Begin at the top of the entries below and write out every line through the one containing "y_ticks = [10, 15, 20, 25, 30, 35]", excluding pictures.

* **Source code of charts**
____________________

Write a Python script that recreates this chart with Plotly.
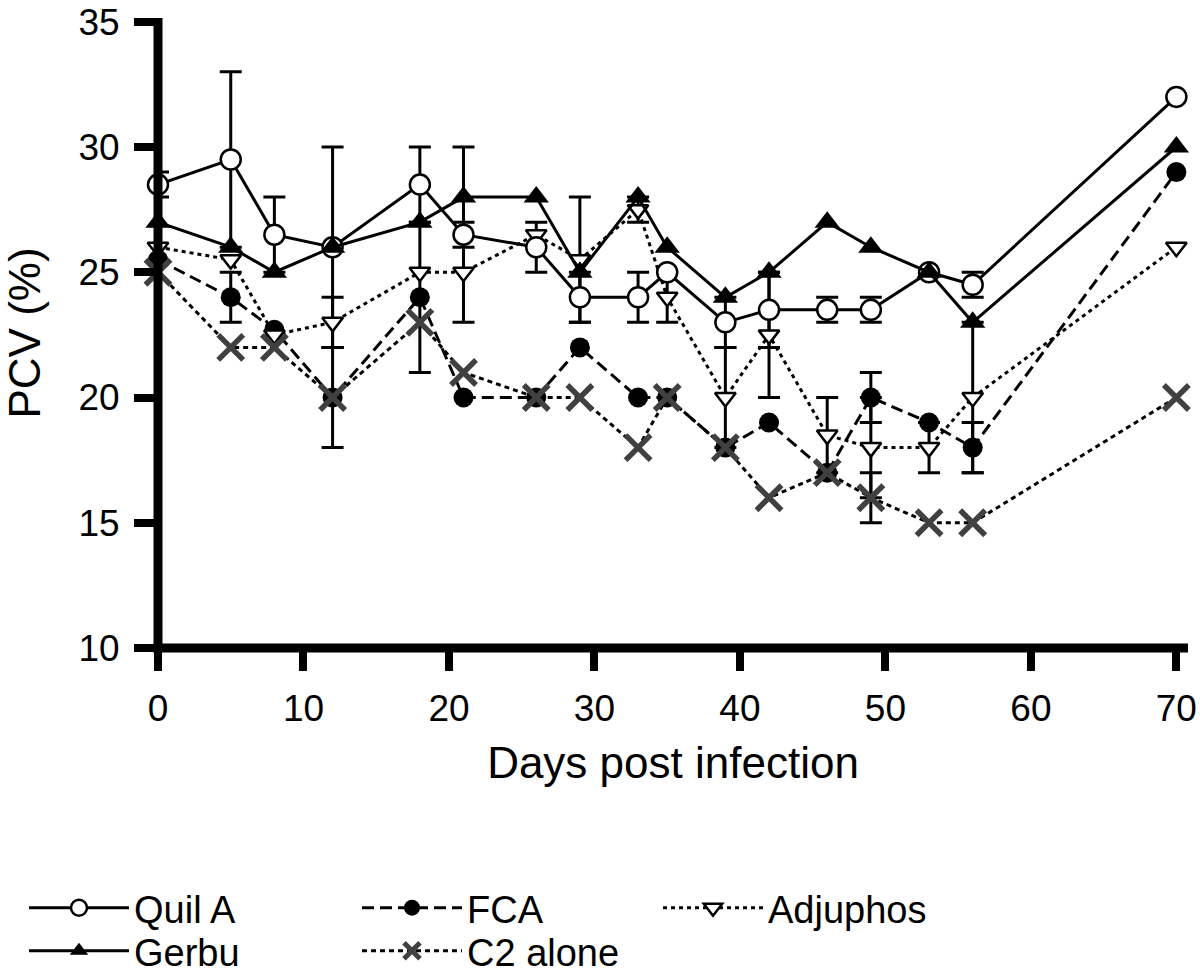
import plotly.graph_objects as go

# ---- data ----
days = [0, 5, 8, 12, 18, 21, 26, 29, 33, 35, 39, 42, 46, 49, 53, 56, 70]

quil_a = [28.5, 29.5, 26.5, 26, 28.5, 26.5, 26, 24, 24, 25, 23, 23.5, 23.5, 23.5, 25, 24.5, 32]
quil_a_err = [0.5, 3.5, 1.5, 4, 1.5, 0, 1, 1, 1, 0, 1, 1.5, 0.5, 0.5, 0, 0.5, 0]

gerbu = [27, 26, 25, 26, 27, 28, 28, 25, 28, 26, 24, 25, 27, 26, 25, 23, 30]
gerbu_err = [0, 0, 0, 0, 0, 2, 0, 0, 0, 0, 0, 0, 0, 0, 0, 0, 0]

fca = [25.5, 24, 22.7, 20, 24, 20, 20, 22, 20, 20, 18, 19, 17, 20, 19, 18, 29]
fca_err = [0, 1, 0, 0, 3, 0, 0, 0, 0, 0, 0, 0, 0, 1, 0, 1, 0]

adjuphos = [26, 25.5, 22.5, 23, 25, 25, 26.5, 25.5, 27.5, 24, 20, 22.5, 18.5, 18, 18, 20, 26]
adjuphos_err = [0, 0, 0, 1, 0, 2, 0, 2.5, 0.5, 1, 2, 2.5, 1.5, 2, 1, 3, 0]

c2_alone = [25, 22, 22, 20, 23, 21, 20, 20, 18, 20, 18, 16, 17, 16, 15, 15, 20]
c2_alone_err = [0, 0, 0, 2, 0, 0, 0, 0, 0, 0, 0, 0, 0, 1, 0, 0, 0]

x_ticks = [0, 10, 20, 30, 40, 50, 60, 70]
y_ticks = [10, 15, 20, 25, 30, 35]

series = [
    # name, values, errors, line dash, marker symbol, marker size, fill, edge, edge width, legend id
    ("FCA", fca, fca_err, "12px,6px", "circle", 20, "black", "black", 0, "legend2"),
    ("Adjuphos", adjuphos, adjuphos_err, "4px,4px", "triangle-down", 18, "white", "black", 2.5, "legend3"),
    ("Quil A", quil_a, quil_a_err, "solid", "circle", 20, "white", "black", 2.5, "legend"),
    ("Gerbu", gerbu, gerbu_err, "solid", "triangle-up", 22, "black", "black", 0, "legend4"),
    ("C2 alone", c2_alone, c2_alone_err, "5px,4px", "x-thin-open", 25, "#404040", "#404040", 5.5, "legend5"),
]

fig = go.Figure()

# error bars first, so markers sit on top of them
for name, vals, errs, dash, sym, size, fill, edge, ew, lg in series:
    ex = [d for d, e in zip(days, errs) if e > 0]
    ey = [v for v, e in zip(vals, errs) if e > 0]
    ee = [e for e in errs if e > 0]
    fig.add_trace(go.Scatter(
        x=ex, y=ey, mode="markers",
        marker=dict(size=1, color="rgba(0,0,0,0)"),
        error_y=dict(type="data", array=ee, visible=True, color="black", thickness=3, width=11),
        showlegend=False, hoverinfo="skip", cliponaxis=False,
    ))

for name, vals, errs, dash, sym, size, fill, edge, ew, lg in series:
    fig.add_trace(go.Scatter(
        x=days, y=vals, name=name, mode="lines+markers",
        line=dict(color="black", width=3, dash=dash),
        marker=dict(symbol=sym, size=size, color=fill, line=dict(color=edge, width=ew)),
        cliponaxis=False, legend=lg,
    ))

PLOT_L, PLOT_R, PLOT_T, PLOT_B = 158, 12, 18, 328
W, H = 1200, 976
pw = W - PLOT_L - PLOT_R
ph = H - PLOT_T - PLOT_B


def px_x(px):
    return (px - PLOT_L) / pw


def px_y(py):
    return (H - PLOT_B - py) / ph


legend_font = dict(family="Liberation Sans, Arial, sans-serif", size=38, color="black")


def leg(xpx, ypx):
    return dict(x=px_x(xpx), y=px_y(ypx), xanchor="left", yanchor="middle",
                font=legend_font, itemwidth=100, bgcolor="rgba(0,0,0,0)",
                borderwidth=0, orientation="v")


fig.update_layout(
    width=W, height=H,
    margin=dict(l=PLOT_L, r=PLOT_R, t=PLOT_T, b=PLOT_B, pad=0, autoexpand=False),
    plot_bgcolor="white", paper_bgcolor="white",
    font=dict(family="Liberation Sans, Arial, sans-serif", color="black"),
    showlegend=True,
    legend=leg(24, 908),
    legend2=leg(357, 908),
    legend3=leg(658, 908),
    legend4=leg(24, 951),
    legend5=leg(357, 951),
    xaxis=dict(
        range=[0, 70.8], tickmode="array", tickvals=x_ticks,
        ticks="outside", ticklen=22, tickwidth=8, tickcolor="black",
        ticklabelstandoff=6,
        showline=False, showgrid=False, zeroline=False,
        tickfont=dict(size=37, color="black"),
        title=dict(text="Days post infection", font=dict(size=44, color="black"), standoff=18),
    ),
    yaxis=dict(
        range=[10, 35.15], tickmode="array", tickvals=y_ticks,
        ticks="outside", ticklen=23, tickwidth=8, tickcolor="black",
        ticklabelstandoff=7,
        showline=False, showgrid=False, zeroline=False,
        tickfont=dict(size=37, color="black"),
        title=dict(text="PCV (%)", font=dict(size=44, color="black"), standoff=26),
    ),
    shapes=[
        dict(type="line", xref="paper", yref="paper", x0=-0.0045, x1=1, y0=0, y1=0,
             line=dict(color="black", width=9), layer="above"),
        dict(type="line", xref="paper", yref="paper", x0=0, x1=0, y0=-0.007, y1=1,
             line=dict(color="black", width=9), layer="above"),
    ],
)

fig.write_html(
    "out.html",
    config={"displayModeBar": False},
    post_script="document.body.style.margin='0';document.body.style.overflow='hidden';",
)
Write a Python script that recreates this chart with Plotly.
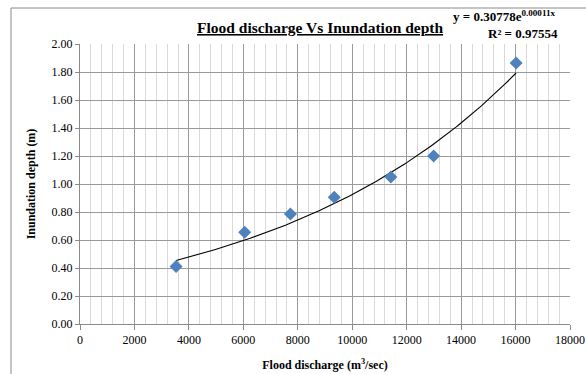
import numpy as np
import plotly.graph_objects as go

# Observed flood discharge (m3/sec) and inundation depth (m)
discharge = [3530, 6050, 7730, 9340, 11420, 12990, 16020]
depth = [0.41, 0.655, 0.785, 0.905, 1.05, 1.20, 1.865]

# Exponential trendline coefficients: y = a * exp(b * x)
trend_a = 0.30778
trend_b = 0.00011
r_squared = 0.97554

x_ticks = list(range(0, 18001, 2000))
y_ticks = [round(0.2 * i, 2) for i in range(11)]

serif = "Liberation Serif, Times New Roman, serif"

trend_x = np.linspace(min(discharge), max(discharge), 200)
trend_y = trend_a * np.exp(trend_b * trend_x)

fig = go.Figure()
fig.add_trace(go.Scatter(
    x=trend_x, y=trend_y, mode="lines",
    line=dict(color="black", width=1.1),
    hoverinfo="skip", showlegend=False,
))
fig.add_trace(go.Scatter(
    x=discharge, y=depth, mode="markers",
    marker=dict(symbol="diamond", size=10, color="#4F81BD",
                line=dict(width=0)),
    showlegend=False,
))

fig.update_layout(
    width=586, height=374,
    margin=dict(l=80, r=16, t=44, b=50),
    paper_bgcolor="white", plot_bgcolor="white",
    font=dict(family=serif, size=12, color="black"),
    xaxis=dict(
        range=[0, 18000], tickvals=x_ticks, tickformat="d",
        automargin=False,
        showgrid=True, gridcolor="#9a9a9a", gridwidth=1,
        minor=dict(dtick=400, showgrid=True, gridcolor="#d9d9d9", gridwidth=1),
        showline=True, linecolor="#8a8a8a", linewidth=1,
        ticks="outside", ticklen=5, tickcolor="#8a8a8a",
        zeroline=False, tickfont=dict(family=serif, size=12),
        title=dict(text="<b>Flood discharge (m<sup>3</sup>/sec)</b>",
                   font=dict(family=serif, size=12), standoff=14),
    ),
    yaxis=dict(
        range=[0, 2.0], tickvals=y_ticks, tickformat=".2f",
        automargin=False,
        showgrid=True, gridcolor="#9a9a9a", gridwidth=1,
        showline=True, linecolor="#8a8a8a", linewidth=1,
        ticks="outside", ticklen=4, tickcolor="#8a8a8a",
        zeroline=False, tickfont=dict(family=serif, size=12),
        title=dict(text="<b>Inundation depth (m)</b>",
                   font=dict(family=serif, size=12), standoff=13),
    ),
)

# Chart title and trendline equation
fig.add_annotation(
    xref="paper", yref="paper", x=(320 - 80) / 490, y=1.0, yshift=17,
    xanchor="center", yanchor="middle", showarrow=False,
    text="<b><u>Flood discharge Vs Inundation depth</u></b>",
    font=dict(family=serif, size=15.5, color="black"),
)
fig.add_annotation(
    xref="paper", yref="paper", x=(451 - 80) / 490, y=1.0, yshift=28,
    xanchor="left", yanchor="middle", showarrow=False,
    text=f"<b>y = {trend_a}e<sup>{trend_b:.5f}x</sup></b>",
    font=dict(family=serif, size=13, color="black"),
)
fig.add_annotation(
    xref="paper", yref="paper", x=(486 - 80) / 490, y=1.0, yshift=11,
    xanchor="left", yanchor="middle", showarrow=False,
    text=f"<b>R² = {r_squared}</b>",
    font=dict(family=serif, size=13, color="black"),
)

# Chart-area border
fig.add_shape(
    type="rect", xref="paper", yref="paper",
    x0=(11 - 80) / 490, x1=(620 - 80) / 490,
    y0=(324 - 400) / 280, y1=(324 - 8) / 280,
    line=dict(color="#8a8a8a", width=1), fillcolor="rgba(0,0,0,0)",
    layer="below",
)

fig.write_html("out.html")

____________________

* **Expected answer**
Write a Python script that recreates this chart with Plotly.
import plotly.graph_objects as go

# ---- data ----
days = [0, 5, 8, 12, 18, 21, 26, 29, 33, 35, 39, 42, 46, 49, 53, 56, 70]

quil_a = [28.5, 29.5, 26.5, 26, 28.5, 26.5, 26, 24, 24, 25, 23, 23.5, 23.5, 23.5, 25, 24.5, 32]
quil_a_err = [0.5, 3.5, 1.5, 4, 1.5, 0, 1, 1, 1, 0, 1, 1.5, 0.5, 0.5, 0, 0.5, 0]

gerbu = [27, 26, 25, 26, 27, 28, 28, 25, 28, 26, 24, 25, 27, 26, 25, 23, 30]
gerbu_err = [0, 0, 0, 0, 0, 2, 0, 0, 0, 0, 0, 0, 0, 0, 0, 0, 0]

fca = [25.5, 24, 22.7, 20, 24, 20, 20, 22, 20, 20, 18, 19, 17, 20, 19, 18, 29]
fca_err = [0, 1, 0, 0, 3, 0, 0, 0, 0, 0, 0, 0, 0, 1, 0, 1, 0]

adjuphos = [26, 25.5, 22.5, 23, 25, 25, 26.5, 25.5, 27.5, 24, 20, 22.5, 18.5, 18, 18, 20, 26]
adjuphos_err = [0, 0, 0, 1, 0, 2, 0, 2.5, 0.5, 1, 2, 2.5, 1.5, 2, 1, 3, 0]

c2_alone = [25, 22, 22, 20, 23, 21, 20, 20, 18, 20, 18, 16, 17, 16, 15, 15, 20]
c2_alone_err = [0, 0, 0, 2, 0, 0, 0, 0, 0, 0, 0, 0, 0, 1, 0, 0, 0]

x_ticks = [0, 10, 20, 30, 40, 50, 60, 70]
y_ticks = [10, 15, 20, 25, 30, 35]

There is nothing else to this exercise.